Burnaby aims to educate young cyclists with new bike playground
With the city's goal to build a more connected cycling network, Burnaby looks to build a 'safety village' where young riders can learn road rules
By SOFIA MOHAMED
Burnaby might one day be producing skilled young cyclists as the city looks at building a bike playground to teach road safety.
Coun. Alison Gu proposed the playground idea, with Burnaby council agreeing in January to study the proposal.
Bike playgrounds mimic city streets with child-sized versions of roads, roundabouts and intersections. Their purpose is to provide a safe environment for children to navigate riding a bike to ease the transition to city streets. They are known by many names: traffic playground, traffic garden, safe city and safety village.
“Recreation for kids and spaces for kids to play is a huge goal that we have at the City of Burnaby, that we haven’t necessarily done especially well in the last decade or so. We’re really trying to turn a leaf,” Gu said.

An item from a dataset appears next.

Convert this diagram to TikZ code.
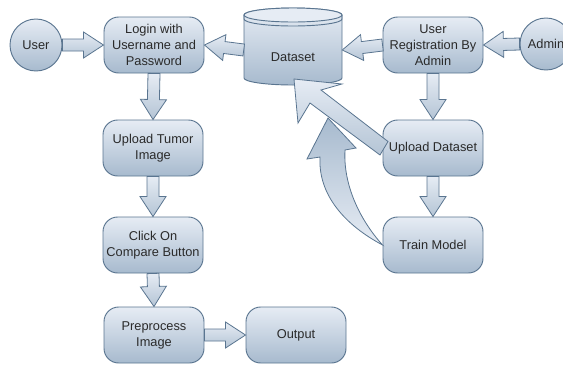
\documentclass[tikz,border=0pt]{standalone}
\usepackage{fontspec}
\setmainfont{Liberation Sans}
\usetikzlibrary{calc}
\definecolor{bordc}{HTML}{5A7590}
\definecolor{topc}{HTML}{E6ECF4}
\definecolor{botc}{HTML}{A7BACE}
\definecolor{txtc}{HTML}{2A2A2A}
\newcommand\fatarr[2]{%
  \path[fatarrow] let \p1=(#1), \p2=(#2), \n1={atan2(\y2-\y1,\x2-\x1)},
    \n2={\n1+90}, \n3={\n1-90}, \n4={\n1+180} in
    ($(\p1)+(\n2:4.5pt)$) -- ($(\p2)+(\n4:15pt)+(\n2:4.5pt)$) --
    ($(\p2)+(\n4:15pt)+(\n2:9.75pt)$) -- (\p2) --
    ($(\p2)+(\n4:15pt)+(\n3:9.75pt)$) -- ($(\p2)+(\n4:15pt)+(\n3:4.5pt)$) --
    ($(\p1)+(\n3:4.5pt)$) -- cycle;}
\begin{document}
\begin{tikzpicture}[x=0.75pt,y=-0.75pt,
  lbl/.style={text=txtc, font=\fontsize{9.6}{12}\selectfont, align=center},
  box/.style={lbl, draw=bordc, line width=0.7pt, rounded corners=11pt,
    top color=topc, bottom color=botc, minimum width=75pt, minimum height=42pt, inner sep=1pt},
  circ/.style={lbl, circle, draw=bordc, line width=0.7pt, top color=topc,
    bottom color=botc, minimum size=39pt, inner sep=0pt},
  fatarrow/.style={draw=bordc, line width=0.6pt, top color=topc, bottom color=botc!85, line join=miter},
  cyl/.style={draw=bordc, line width=0.7pt},
]
\useasboundingbox (0,0) rectangle (563,365);

% Dataset cylinder
\path[cyl, top color=topc, bottom color=botc]
  (244,15) -- (244,78) arc[start angle=180, end angle=360, x radius=36.75pt, y radius=5.25pt]
  -- (342,15) arc[start angle=0, end angle=180, x radius=36.75pt, y radius=5.25pt] -- cycle;
\path[cyl, fill=topc] (293,15) ellipse [x radius=36.75pt, y radius=5.25pt];
\draw[cyl] (244,15) -- (244,19) arc[start angle=180, end angle=360, x radius=36.75pt, y radius=5.25pt] -- (342,15);
\node[lbl, minimum width=73.5pt, minimum height=52pt, inner sep=0pt] (dataset) at (293,50) {};
\node[lbl] at (293,57) {Dataset};

% nodes
\node[circ] (user) at (36,45) {User};
\node[box] (login) at (154,45) {Login with\\Username and\\Password};
\node[box] (reg) at (433,45) {User\\Registration By\\Admin};
\node[circ] (admin) at (546,44) {Admin};
\node[box] (uptumor) at (153,148) {Upload Tumor\\Image};
\node[box] (click) at (153,245) {Click On\\Compare Button};
\node[box] (pre) at (154,335) {Preprocess\\Image};
\node[box] (output) at (296,335) {Output};
\node[box] (upds) at (433,148) {Upload Dataset};
\node[box] (train) at (433,245) {Train Model};

% fat arrows
\fatarr{user.east}{login.west}
\fatarr{dataset.west}{login.east}
\fatarr{reg.west}{dataset.east}
\fatarr{admin.west}{reg.east}
\fatarr{login.south}{uptumor.north}
\fatarr{uptumor.south}{click.north}
\fatarr{click.south}{pre.north}
\fatarr{pre.east}{output.west}
\fatarr{reg.south}{upds.north}
\fatarr{upds.south}{train.north}

% big diagonal arrow: Upload Dataset -> Dataset
\coordinate (dtip) at (294,79);
\path[fatarrow] (388,141.5) -- (321,90) -- (342,84) -- (dtip) -- (298,123) -- (310,103) -- (380,155) -- cycle;

% curved arrow: Train Model -> Dataset
\coordinate (ctip) at (328,118);
\path[fatarrow, top color=botc, bottom color=topc]
  (train.west) .. controls (345,225) and (318,195) .. (320,157) -- (307,159) -- (ctip)
  -- (356,148) -- (345,150) .. controls (343,185) and (360,220) .. (train.west) -- cycle;
\end{tikzpicture}
\end{document}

She was inspired to bring bike playgrounds to Burnaby after a trip to Copenhagen funded by the Canadian Institutes of Health Research. A further $20,000 in funding has been secured for the playground from the federal agency, as a “follow-up” to the grant trip.
ICBC reports that around 359 children are injured while riding their bikes each year, and cycling injuries were one of the most common cause of hospitalizations among children aged 14 years and under.
While the playground is a first for Burnaby, it won’t be for the province. Penticton Safety Village has educated children on safe riding for over 40 years, serving 5,000 kids per year. Not only does it focus on bike safety, it also offers programming like fire, sun and water safety.

Its manager Katie Weitz said that the village is a “safe environment” for children to learn the ways of the road.
“Falling down when they’re really trying to just get their balance and their bearings is one piece of it,” Weitz said. “But then to instruct the kids on what are the types of signages they’re going to see … the different types of scenarios that they may see, so that when they do come across it, they know what to expect.”
Weitz said that the village also teaches children road safety from the “pedestrian point of view.” The village has recently included delayed pedestrian crossings and is looking to install pedestrian-activated traffic lights.
Weitz said she has personally witnessed the value of the bike safety programming.
“[Kids are] coming in completely not understanding how to balance, and by the end of it are just going so fast and being comfortable on that bike,” Weitz said.
She said that the children’s families also benefit from the village.

“Especially in the last couple of years with so many immigrant families coming, to be able to understand Canadian laws … so you’re actually seeing the parents having the light bulbs go off as well because it’s so brand new for them.”
The village collaborates with schools across B.C., which Kay Teschke, lead investigator of the Cycling in Cities research program at UBC, says is a great way for playgrounds to integrate educating children. The program investigates cycling route designs linked to increased injuries and factors that encourage cycling.
“In the Netherlands, they start out on one of these bike playgrounds, they learn the rules of the road, they learn how to ride their bikes safely,” Teschke said. “Eventually at two different stages along the way, they have tests to make sure [they know how to ride]. When they pass one of the tests, they’re able to go and cycle on the roads. …. it would be nice to have the same thing worked into the curriculum in Burnaby.”
Gu said she plans to include educational programs and collaborate with the school board to organize field trips.
“What’s important is to make sure that the playground isn’t just infrastructure that kind of gets forgotten or left behind,” Gu said. “Being able to operate it as a place you can squeeze a lot of juice out of.”
Gu said she hopes the playground can act as a pilot project for the Lower Mainland to use.
“To me, I think that’s a way to be able to make sure that its future is sustainable,” Gu said.